Figure scripts =>
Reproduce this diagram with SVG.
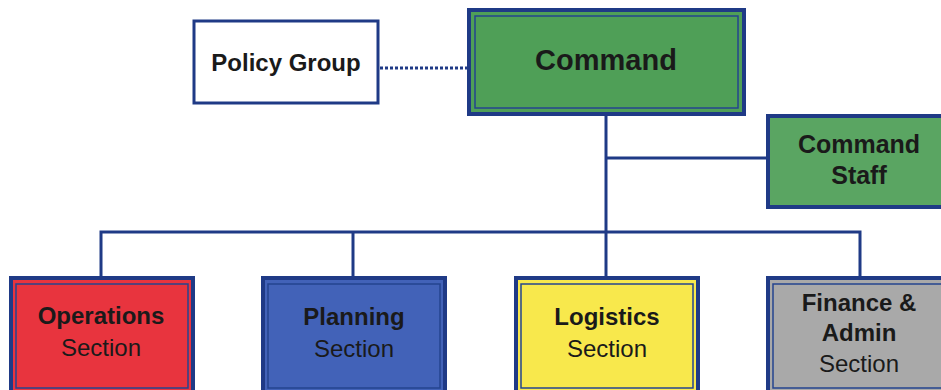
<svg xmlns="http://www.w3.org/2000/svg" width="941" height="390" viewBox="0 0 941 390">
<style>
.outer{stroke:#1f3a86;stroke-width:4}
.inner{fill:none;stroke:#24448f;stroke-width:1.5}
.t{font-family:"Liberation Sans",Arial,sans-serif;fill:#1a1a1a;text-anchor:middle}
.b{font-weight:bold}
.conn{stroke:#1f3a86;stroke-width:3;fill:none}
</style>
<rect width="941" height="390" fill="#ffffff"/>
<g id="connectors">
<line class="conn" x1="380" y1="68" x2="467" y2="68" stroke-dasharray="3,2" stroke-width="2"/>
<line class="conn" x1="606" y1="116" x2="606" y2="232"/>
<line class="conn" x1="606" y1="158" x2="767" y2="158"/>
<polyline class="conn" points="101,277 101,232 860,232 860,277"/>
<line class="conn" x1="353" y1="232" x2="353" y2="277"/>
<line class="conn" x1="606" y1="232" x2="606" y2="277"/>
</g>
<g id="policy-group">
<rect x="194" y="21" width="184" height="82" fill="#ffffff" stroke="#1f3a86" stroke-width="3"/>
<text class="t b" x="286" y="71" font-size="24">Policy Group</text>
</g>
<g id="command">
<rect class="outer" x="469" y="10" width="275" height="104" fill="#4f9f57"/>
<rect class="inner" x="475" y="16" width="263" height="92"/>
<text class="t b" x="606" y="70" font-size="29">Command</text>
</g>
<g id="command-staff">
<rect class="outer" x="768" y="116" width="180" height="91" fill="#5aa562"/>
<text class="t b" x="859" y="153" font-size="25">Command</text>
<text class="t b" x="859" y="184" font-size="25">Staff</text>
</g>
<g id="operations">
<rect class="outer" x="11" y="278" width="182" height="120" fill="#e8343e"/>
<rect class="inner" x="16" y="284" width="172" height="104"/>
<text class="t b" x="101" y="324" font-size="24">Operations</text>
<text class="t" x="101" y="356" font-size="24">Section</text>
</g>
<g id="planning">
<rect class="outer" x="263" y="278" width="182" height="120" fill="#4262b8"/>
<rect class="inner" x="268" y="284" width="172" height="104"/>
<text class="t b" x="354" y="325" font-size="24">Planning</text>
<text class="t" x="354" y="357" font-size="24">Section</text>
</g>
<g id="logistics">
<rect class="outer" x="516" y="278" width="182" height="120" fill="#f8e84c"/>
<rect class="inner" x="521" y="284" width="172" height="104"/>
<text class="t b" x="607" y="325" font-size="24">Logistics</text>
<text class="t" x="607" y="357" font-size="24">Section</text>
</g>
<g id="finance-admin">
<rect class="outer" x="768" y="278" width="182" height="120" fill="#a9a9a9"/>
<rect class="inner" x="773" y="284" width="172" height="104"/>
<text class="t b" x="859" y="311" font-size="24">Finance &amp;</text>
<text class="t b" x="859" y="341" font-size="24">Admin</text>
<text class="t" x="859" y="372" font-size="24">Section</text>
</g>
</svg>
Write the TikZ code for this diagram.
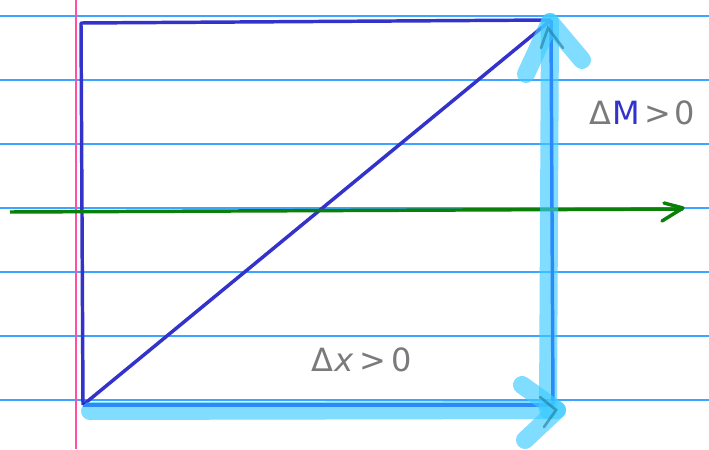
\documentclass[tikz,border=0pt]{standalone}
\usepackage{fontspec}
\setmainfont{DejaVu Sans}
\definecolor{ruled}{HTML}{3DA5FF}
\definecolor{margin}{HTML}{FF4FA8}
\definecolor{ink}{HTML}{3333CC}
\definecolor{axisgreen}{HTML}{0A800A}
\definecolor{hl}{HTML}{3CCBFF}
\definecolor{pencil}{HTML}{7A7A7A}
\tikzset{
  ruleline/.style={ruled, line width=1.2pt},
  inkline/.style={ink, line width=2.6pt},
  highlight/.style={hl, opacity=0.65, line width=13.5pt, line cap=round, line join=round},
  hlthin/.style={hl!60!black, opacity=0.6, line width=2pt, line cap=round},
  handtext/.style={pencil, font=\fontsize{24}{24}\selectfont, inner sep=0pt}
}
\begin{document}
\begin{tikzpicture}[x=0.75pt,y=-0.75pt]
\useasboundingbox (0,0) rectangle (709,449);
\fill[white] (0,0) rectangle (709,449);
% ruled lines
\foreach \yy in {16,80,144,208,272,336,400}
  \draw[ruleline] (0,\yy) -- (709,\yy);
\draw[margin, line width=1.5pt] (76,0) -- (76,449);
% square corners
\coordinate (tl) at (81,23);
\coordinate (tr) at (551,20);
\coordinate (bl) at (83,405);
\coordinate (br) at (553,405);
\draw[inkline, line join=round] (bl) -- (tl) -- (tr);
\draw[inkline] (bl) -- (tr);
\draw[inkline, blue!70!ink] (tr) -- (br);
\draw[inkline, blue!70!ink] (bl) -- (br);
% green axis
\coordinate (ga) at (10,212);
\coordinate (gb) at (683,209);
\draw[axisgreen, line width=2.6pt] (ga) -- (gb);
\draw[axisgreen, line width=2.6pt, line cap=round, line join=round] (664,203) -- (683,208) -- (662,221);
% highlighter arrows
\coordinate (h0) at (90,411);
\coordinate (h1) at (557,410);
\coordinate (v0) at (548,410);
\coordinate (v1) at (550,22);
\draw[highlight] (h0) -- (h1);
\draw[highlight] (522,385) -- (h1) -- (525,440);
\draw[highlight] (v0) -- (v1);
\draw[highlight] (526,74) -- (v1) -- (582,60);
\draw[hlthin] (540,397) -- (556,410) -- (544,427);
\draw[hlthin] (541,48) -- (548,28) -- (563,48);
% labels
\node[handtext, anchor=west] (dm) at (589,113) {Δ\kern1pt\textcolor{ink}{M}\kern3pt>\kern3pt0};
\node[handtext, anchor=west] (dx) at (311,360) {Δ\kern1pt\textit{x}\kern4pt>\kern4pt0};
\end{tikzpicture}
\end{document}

Description of the task =>
Reproduce all of the data exactly; the pictures do not belong in the copy.

Output =>
Reproduce this diagram with SVG.
<svg xmlns="http://www.w3.org/2000/svg" width="941" height="390" viewBox="0 0 941 390">
<style>
.outer{stroke:#1f3a86;stroke-width:4}
.inner{fill:none;stroke:#24448f;stroke-width:1.5}
.t{font-family:"Liberation Sans",Arial,sans-serif;fill:#1a1a1a;text-anchor:middle}
.b{font-weight:bold}
.conn{stroke:#1f3a86;stroke-width:3;fill:none}
</style>
<rect width="941" height="390" fill="#ffffff"/>
<g id="connectors">
<line class="conn" x1="380" y1="68" x2="467" y2="68" stroke-dasharray="3,2" stroke-width="2"/>
<line class="conn" x1="606" y1="116" x2="606" y2="232"/>
<line class="conn" x1="606" y1="158" x2="767" y2="158"/>
<polyline class="conn" points="101,277 101,232 860,232 860,277"/>
<line class="conn" x1="353" y1="232" x2="353" y2="277"/>
<line class="conn" x1="606" y1="232" x2="606" y2="277"/>
</g>
<g id="policy-group">
<rect x="194" y="21" width="184" height="82" fill="#ffffff" stroke="#1f3a86" stroke-width="3"/>
<text class="t b" x="286" y="71" font-size="24">Policy Group</text>
</g>
<g id="command">
<rect class="outer" x="469" y="10" width="275" height="104" fill="#4f9f57"/>
<rect class="inner" x="475" y="16" width="263" height="92"/>
<text class="t b" x="606" y="70" font-size="29">Command</text>
</g>
<g id="command-staff">
<rect class="outer" x="768" y="116" width="180" height="91" fill="#5aa562"/>
<text class="t b" x="859" y="153" font-size="25">Command</text>
<text class="t b" x="859" y="184" font-size="25">Staff</text>
</g>
<g id="operations">
<rect class="outer" x="11" y="278" width="182" height="120" fill="#e8343e"/>
<rect class="inner" x="16" y="284" width="172" height="104"/>
<text class="t b" x="101" y="324" font-size="24">Operations</text>
<text class="t" x="101" y="356" font-size="24">Section</text>
</g>
<g id="planning">
<rect class="outer" x="263" y="278" width="182" height="120" fill="#4262b8"/>
<rect class="inner" x="268" y="284" width="172" height="104"/>
<text class="t b" x="354" y="325" font-size="24">Planning</text>
<text class="t" x="354" y="357" font-size="24">Section</text>
</g>
<g id="logistics">
<rect class="outer" x="516" y="278" width="182" height="120" fill="#f8e84c"/>
<rect class="inner" x="521" y="284" width="172" height="104"/>
<text class="t b" x="607" y="325" font-size="24">Logistics</text>
<text class="t" x="607" y="357" font-size="24">Section</text>
</g>
<g id="finance-admin">
<rect class="outer" x="768" y="278" width="182" height="120" fill="#a9a9a9"/>
<rect class="inner" x="773" y="284" width="172" height="104"/>
<text class="t b" x="859" y="311" font-size="24">Finance &amp;</text>
<text class="t b" x="859" y="341" font-size="24">Admin</text>
<text class="t" x="859" y="372" font-size="24">Section</text>
</g>
</svg>
Write the TikZ code for this diagram.
\documentclass[tikz,border=0pt]{standalone}
\usepackage{fontspec}
\setmainfont{DejaVu Sans}
\definecolor{ruled}{HTML}{3DA5FF}
\definecolor{margin}{HTML}{FF4FA8}
\definecolor{ink}{HTML}{3333CC}
\definecolor{axisgreen}{HTML}{0A800A}
\definecolor{hl}{HTML}{3CCBFF}
\definecolor{pencil}{HTML}{7A7A7A}
\tikzset{
  ruleline/.style={ruled, line width=1.2pt},
  inkline/.style={ink, line width=2.6pt},
  highlight/.style={hl, opacity=0.65, line width=13.5pt, line cap=round, line join=round},
  hlthin/.style={hl!60!black, opacity=0.6, line width=2pt, line cap=round},
  handtext/.style={pencil, font=\fontsize{24}{24}\selectfont, inner sep=0pt}
}
\begin{document}
\begin{tikzpicture}[x=0.75pt,y=-0.75pt]
\useasboundingbox (0,0) rectangle (709,449);
\fill[white] (0,0) rectangle (709,449);
% ruled lines
\foreach \yy in {16,80,144,208,272,336,400}
  \draw[ruleline] (0,\yy) -- (709,\yy);
\draw[margin, line width=1.5pt] (76,0) -- (76,449);
% square corners
\coordinate (tl) at (81,23);
\coordinate (tr) at (551,20);
\coordinate (bl) at (83,405);
\coordinate (br) at (553,405);
\draw[inkline, line join=round] (bl) -- (tl) -- (tr);
\draw[inkline] (bl) -- (tr);
\draw[inkline, blue!70!ink] (tr) -- (br);
\draw[inkline, blue!70!ink] (bl) -- (br);
% green axis
\coordinate (ga) at (10,212);
\coordinate (gb) at (683,209);
\draw[axisgreen, line width=2.6pt] (ga) -- (gb);
\draw[axisgreen, line width=2.6pt, line cap=round, line join=round] (664,203) -- (683,208) -- (662,221);
% highlighter arrows
\coordinate (h0) at (90,411);
\coordinate (h1) at (557,410);
\coordinate (v0) at (548,410);
\coordinate (v1) at (550,22);
\draw[highlight] (h0) -- (h1);
\draw[highlight] (522,385) -- (h1) -- (525,440);
\draw[highlight] (v0) -- (v1);
\draw[highlight] (526,74) -- (v1) -- (582,60);
\draw[hlthin] (540,397) -- (556,410) -- (544,427);
\draw[hlthin] (541,48) -- (548,28) -- (563,48);
% labels
\node[handtext, anchor=west] (dm) at (589,113) {Δ\kern1pt\textcolor{ink}{M}\kern3pt>\kern3pt0};
\node[handtext, anchor=west] (dx) at (311,360) {Δ\kern1pt\textit{x}\kern4pt>\kern4pt0};
\end{tikzpicture}
\end{document}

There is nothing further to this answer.